Le directeur de l’entreprise, Luc Boedt, dément les affirmations de Sima Mattia. Selon lui, SocFin s’est installée en territoire Malen à la demande du gouvernement, afin d’aider à "moderniser l’agriculture" de la région. "C’est un projet de développement rural, qui impliquait de consulter les habitants et de négocier avec les villageois, ce que nous avons fait. Nous n’avons pas touché aux terrains des agriculteurs qui ne nous en ont pas donné l’accord" assure-t-il, niant que de fausses signatures ait été apposées sur le contrat. Il estime par ailleurs que "le projet de SocFin a permis la création de 4 000 emplois dans la région : des agriculteurs, mais aussi des cadres ou des informaticiens. C’est ce genre d’opportunités de développement qu’il faut pour faire avancer l’Afrique, plutôt que de quémander des aides en Occident" fait-il valoir.
 
Le responsable de SocFin assure par ailleurs avoir de "forts soupçons" sur l’implication de Sima Mattia et de quatre membres de Maloa dans l’arrachage, courant octobre, de plants de palmiers à huile.
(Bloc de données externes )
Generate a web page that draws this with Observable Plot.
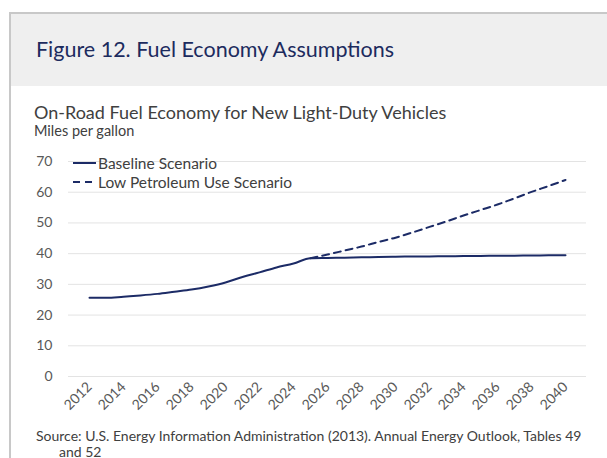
<!DOCTYPE html>
<html>
<head>
<meta charset="utf-8">
<script src="https://cdn.jsdelivr.net/npm/d3@7"></script>
<script src="https://cdn.jsdelivr.net/npm/@observablehq/plot@0.6"></script>
<style>
  html, body { margin: 0; padding: 0; background: #fff; }
  #page { position: relative; width: 607px; height: 458px; overflow: hidden; font-family: Lato, "Open Sans", sans-serif; }
  #frame { position: absolute; left: 9px; top: 12px; width: 700px; height: 600px; border-left: 2px solid #c8c8c8; border-top: 2px solid #c8c8c8; }
  #band { position: absolute; left: 11px; top: 14px; width: 700px; height: 72px; background: #efefef; }
  #title { position: absolute; left: 36px; top: 39px; font-size: 21.5px; color: #1c2b5e; white-space: nowrap; line-height: 1; }
  #subtitle { position: absolute; left: 34px; top: 103px; font-size: 18px; color: #404040; white-space: nowrap; line-height: 1; }
  #unit { position: absolute; left: 34px; top: 124px; font-size: 14.5px; color: #404040; white-space: nowrap; line-height: 1; }
  #chart { position: absolute; left: 0; top: 140px; }
  #legend { position: absolute; left: 73px; top: 154px; font-size: 15.5px; color: #404040; line-height: 18.5px; }
  #legend .row { display: flex; align-items: center; white-space: nowrap; }
  #legend svg { margin-right: 2px; }
  #source { position: absolute; left: 36px; top: 428px; font-size: 14px; color: #404040; line-height: 15.5px; white-space: nowrap; }
</style>
</head>
<body>
<div id="page">
  <div id="frame"></div>
  <div id="band"></div>
  <div id="title">Figure 12. Fuel Economy Assumptions</div>
  <div id="subtitle">On-Road Fuel Economy for New Light-Duty Vehicles</div>
  <div id="unit">Miles per gallon</div>
  <div id="chart"></div>
  <div id="legend"></div>
  <div id="source">Source: U.S. Energy Information Administration (2013). Annual Energy Outlook, Tables 49<br><span style="padding-left:23px">and 52</span></div>
</div>
<script>
const years = [2012, 2013, 2014, 2015, 2016, 2017, 2018, 2019, 2020, 2021, 2022, 2023, 2024, 2025, 2026, 2027, 2028, 2029, 2030, 2031, 2032, 2033, 2034, 2035, 2036, 2037, 2038, 2039, 2040];
const baselineValues = [25.6, 25.6, 26.0, 26.4, 26.9, 27.6, 28.3, 29.3, 30.6, 32.4, 33.9, 35.5, 36.8, 38.5, 38.6, 38.7, 38.8, 38.9, 39.0, 39.05, 39.1, 39.15, 39.2, 39.25, 39.3, 39.35, 39.4, 39.45, 39.5];
const lowYears = [2025, 2026, 2027, 2028, 2029, 2030, 2031, 2032, 2033, 2034, 2035, 2036, 2037, 2038, 2039, 2040];
const lowValues = [38.5, 39.7, 41.0, 42.3, 43.8, 45.2, 46.9, 48.7, 50.5, 52.4, 54.2, 56.0, 58.0, 60.1, 62.0, 64.0];
const xTicks = [2012, 2014, 2016, 2018, 2020, 2022, 2024, 2026, 2028, 2030, 2032, 2034, 2036, 2038, 2040];
const yTicks = [0, 10, 20, 30, 40, 50, 60, 70];
const seriesNames = ["Baseline Scenario", "Low Petroleum Use Scenario"];
const lineColor = "#1c2b66";

const baseData = years.map((y, i) => ({year: y, value: baselineValues[i]}));
const lowData = lowYears.map((y, i) => ({year: y, value: lowValues[i]}));

const chart = Plot.plot({
  width: 607,
  height: 280,
  marginLeft: 68,
  marginRight: 21,
  marginTop: 21,
  marginBottom: 44,
  style: {fontFamily: "Lato, 'Open Sans', sans-serif", fontSize: "14px", color: "#595959", background: "transparent", overflow: "visible"},
  x: {type: "point", domain: years, padding: 0.5, label: null},
  y: {domain: [0, 70], label: null},
  marks: [
    Plot.gridY(yTicks, {stroke: "#e3e3e3", strokeOpacity: 1, strokeWidth: 1}),
    Plot.axisY(yTicks, {tickSize: 0, tickPadding: 16, label: null, fontSize: 14}),
    Plot.axisX(xTicks, {tickSize: 0, tickPadding: 8, tickRotate: -45, label: null, fontSize: 14, tickFormat: d => String(d)}),
    Plot.line(lowData, {x: "year", y: "value", stroke: lineColor, strokeWidth: 2, strokeDasharray: "7,5", curve: "monotone-x"}),
    Plot.line(baseData, {x: "year", y: "value", stroke: lineColor, strokeWidth: 2, curve: "monotone-x"})
  ]
});
document.getElementById("chart").appendChild(chart);

const legend = document.getElementById("legend");
seriesNames.forEach((name, i) => {
  const row = document.createElement("div");
  row.className = "row";
  row.innerHTML = `<svg width="23" height="6"><line x1="0" x2="23" y1="3" y2="3" stroke="${lineColor}" stroke-width="2" ${i === 1 ? 'stroke-dasharray="7,5"' : ''}/></svg><span>${name}</span>`;
  legend.appendChild(row);
});
</script>
</body>
</html>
Or, pour Baki Youssoufou, un franco-sierra-léonais fondateur de la plateforme de pétition We Sign It [dont une pétition vise à soutenir les Malen], qui collabore avec l’ONG Maloa, ces accusations sont infondées : "Les personnes accusées sont toutes des figures publiques connues pour leur opposition à SocFin. Le témoignage qui les accuse est très léger : leur accusateur dit les avoir vus arracher des plants de nuit. Il a cité nominalement ces cinq personnes, mais quand le juge lui a présenté leur photo, il était incapable de les reconnaître. J’ai de forts soupçons qu’il ait été payé par nos opposants pour témoigner" affirme-t-il. Le procès qui devait se tenir le 6 décembre a été repoussé au 10 janvier.